Pedigree doesn’t guarantee success. Quadrangle Group, founded by longtime media banker and former chairman of Lazard Freres, Steve Rattner, acquired a video company called Good Times Media in 2003 for $90 million plus the assumption of $160 million in debt. Last year, Good Times filed for bankruptcy and was acquired by a concern called Gaiam for $40 million.

Warner Music, meanwhile, is considered a smashing private equity success story. It was acquired from Time Warner in 2004 for $2.6 billion by Edgar Bronfman Jr., Providence, Bain Capital and Thomas H. Lee. The new owners slashed staff and cut acts mercilessly, something TW couldn’t or wouldn’t do. WMG went public and now has a market cap of nearly $3.6 billion.

The jump in the stock defused initial criticism that the IPO, which had a rocky debut, was too soon, and payouts to the partners too rich.

In Germany, Haim Saban and his equity partners are unloading ProSiebenSat 1 after a successful three-year turnaround. KKR and Permira are likely to merge the company with Luxembourg-based pan-European broadcaster SBS, which they also own. The two firms paid $2.5 billion to buy SBS in 2005 from none other than Harry Sloan.

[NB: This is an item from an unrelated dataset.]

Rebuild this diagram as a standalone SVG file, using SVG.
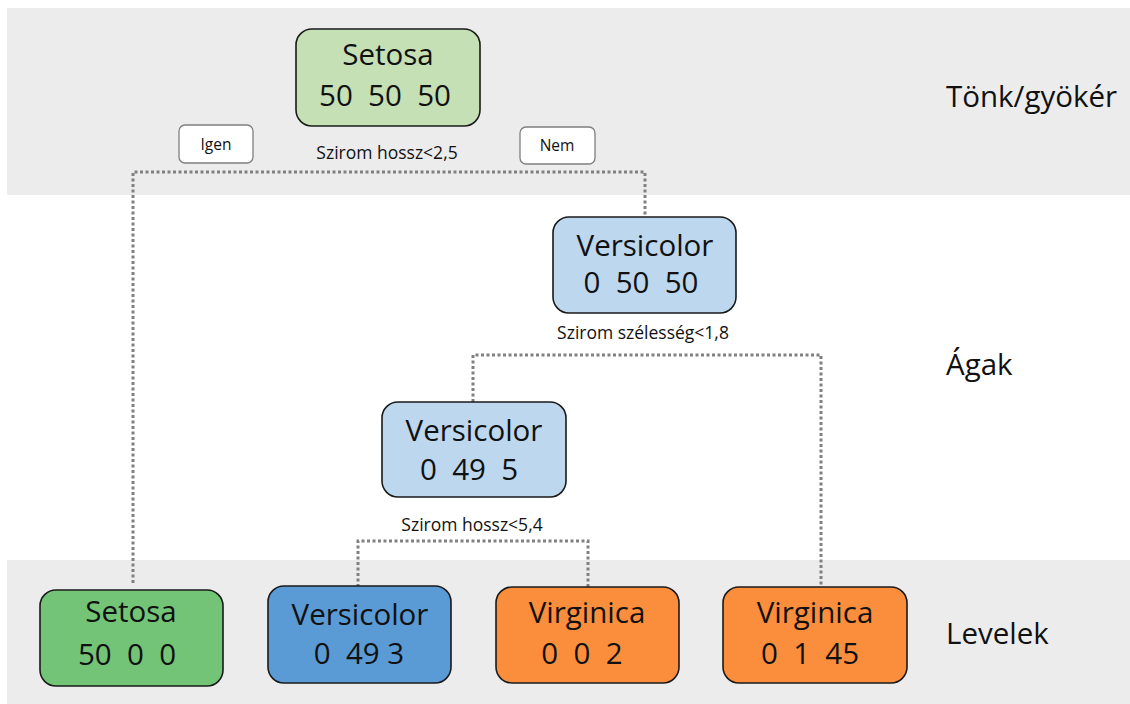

At Anglo Dutch conglom VNU, Wall Streeters expect cost cuts in the hundreds of million of dollars, coupled with asset sales, all presided over by the company’s new CEO David Calhoun. The highly regarded former vice-chairman of General Electric will be mopping up after previous management was stymied over how to integrate the various assets they’d collected.

“They didn’t have the ability to take it to the next level. They couldn’t create synergy,” says one insider.

Even with private equity’s draconian reputations, most media companies would prefer to be acquired by them rather than by a competitor, because PE will still need someone to run the business.

“If News Corp. bought Disney there would be a wholesale cleaning,” says one exec. “The only thing people at these companies care about is how long they can keep these high-paying gigs. (Lew) Wasserman may have looked at (the PE invasion) as having a massive impact on the business.

“Folks today say ‘I have a three year contract and I’m only half through.’ ”

Companies that PE firms take private also enjoy the freedom of not being buffeted by quarterly scrutiny and a break from raising cash.

“Instead of spending all your time raising money in the equity or debt market, you can keep your eye on the ball,” says Robert Friedman, a former Time Warner exec who now runs Radical Media, a production company that has private equity investors.

All media concerns love the high prices private equity is paying for other companies in the same business. The pricetags almost always value the acquired assets — be they radio, TV stations, magazines, newspapers or film libraries — at a hefty premium to the public markets.

Equity firms are paying so much because they can. Gabelli & Co.’s Larry Haverty calls it “a perfect storm”: there’s tremendous liquidity sloshing around in the world; investors can’t score big in the stock market; interest rates are low, which makes it cheap for PE firms to borrow even more money to finance their deals.

“This show is brought to you by low interest rates. They attract a lot of flies,” he says.

Faint alarm bells are chiming: With PE firms throwing around so much cash, they’re bound to do some dumb deals. In the pressing need to put their money somewhere, anywhere, they’re already accepting lower returns than they have in the past.

The Department of Justice is probing the impact of buddy bidding, where a group of firms join to make an offer. A number of shareholder lawsuits even accuse PE firms of conspiring to rig the bids.

Critics also slam the fat fees PE firms pay themselves as consultants for getting their own deal done.

But for now these remain mere distractions, unlikely to stem the flood. Many on Wall Street hope the deals never stop. Says one hard-nosed fund manager: “I think it’s great. If the banks put up the cash, private equity always makes money off media. Is it good for the business? Who cares?”